Basically, you’re on the right track.

Thanks a lot for the link, now I can call the matmul MLIR function in C code, and the matrix multiplication runs on my RISC-V FPGA kit correctly.

I use the --emit-c-wrappers option the generate the C interface of the function, and define the C struct as the argument:


typedef struct MemRef_descriptor_ *MemRef_descriptor;

struct MemRef_descriptor_ {
  int *allocated;
  int *aligned;
  intptr_t offset;
  intptr_t sizes[2];
  intptr_t strides[2];
};

I checked LLVM IR and found that only the aligned data is extracted from the { i32*, i32*, i64, [2 x i64], [2 x i64] }:

%55 = extractvalue { i32*, i32*, i64, [2 x i64], [2 x i64] } %28, 1, !dbg !145
... ...
%62 = extractvalue { i32*, i32*, i64, [2 x i64], [2 x i64] } %35, 1, !dbg !152
... ...
%69 = extractvalue { i32*, i32*, i64, [2 x i64], [2 x i64] } %42, 1, !dbg !159
... ...
%78 = extractvalue { i32*, i32*, i64, [2 x i64], [2 x i64] } %42, 1, !dbg !168

I want to confirm if only aligned data field is used when the memref has constant dimension?

The aligned data is where the data starts for the current memref indexing.
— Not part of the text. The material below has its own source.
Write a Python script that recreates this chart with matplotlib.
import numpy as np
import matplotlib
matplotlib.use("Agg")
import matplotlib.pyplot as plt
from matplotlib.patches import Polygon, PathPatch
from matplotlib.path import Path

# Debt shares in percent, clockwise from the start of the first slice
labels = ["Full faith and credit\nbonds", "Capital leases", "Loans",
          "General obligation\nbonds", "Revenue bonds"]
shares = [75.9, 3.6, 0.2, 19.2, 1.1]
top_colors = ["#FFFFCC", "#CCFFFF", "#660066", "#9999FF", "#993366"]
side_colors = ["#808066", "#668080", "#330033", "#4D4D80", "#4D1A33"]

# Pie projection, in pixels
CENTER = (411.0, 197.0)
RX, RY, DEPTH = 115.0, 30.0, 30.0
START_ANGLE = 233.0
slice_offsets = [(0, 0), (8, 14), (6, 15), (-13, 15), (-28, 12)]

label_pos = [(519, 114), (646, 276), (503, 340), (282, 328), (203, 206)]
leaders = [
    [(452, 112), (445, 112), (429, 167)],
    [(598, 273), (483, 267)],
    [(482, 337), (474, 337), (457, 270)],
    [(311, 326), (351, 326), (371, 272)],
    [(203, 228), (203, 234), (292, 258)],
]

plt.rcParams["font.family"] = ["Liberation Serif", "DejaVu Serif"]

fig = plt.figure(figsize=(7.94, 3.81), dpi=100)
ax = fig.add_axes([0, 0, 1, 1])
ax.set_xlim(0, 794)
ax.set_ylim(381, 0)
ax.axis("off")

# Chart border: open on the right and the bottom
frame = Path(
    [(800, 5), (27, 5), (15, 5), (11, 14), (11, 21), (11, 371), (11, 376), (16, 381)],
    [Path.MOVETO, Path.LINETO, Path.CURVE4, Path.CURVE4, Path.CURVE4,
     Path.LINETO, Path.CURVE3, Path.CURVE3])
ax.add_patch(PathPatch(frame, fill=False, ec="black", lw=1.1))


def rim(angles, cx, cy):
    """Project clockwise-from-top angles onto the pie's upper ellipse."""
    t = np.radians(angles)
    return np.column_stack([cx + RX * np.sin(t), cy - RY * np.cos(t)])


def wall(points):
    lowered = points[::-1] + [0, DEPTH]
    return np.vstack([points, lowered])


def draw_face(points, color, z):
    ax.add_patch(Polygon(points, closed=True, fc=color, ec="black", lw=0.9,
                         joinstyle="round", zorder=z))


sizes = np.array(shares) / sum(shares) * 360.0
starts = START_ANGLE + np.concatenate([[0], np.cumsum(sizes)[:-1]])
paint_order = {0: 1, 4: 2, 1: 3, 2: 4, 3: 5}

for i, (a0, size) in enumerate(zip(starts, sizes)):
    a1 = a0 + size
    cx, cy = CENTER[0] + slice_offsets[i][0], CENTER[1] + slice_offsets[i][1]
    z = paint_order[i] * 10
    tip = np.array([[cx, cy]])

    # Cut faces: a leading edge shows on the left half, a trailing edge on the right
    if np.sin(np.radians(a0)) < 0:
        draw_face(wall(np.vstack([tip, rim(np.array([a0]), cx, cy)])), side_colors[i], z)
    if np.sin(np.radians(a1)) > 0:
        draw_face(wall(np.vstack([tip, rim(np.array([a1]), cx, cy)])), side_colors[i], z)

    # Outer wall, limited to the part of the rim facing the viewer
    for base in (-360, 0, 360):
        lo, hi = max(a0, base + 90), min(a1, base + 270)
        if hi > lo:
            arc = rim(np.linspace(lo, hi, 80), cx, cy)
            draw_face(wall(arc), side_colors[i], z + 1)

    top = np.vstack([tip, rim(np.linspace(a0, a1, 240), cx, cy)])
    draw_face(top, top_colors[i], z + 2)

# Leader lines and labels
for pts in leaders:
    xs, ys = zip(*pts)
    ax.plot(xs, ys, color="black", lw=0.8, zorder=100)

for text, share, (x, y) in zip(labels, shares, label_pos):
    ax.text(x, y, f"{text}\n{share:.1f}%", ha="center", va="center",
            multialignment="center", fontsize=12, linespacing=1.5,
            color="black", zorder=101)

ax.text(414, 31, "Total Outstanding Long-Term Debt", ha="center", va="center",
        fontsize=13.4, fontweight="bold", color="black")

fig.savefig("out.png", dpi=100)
However this memref can be a view into a larger one, in which case the data pointer will always point to the beginning of the allocation I believe.

Even if the dimension sizes are constant, there could be other symbols in the layout map (strides, offset) that are bound to dynamic values and so the other fields would be used — constant dimension sizes and non-constant strides/offset is not typical but has use cases in practice.

The aligned data pointer is aligned to memref element size boundaries and it is where the real data starts. So, it’s the one always used for access. For eg. when the memref elements are of a large vector type > 16 bytes, it’d be often different from the allocated ptr.

The “data pointer” means aligned data pointer, and the “beginning of the allocation” is the address pointed by the allocated pointer, right? I’m wondering if the data pointer always point to the beginning of the allocation, then the offset will always be assigned 0 value. Or as the Uday said:

There will be an offset between the first aligned data and the beginning of the allocated buffer when the memref element is greater than 16 bytes. Is my understanding correct?

It’s not when the memref element size > 16 bytes, but based on whether the allocation is aligned at the element size boundary or not. (I used “often” and 16 bytes because malloc on most systems aligns to 16 byte boundaries.)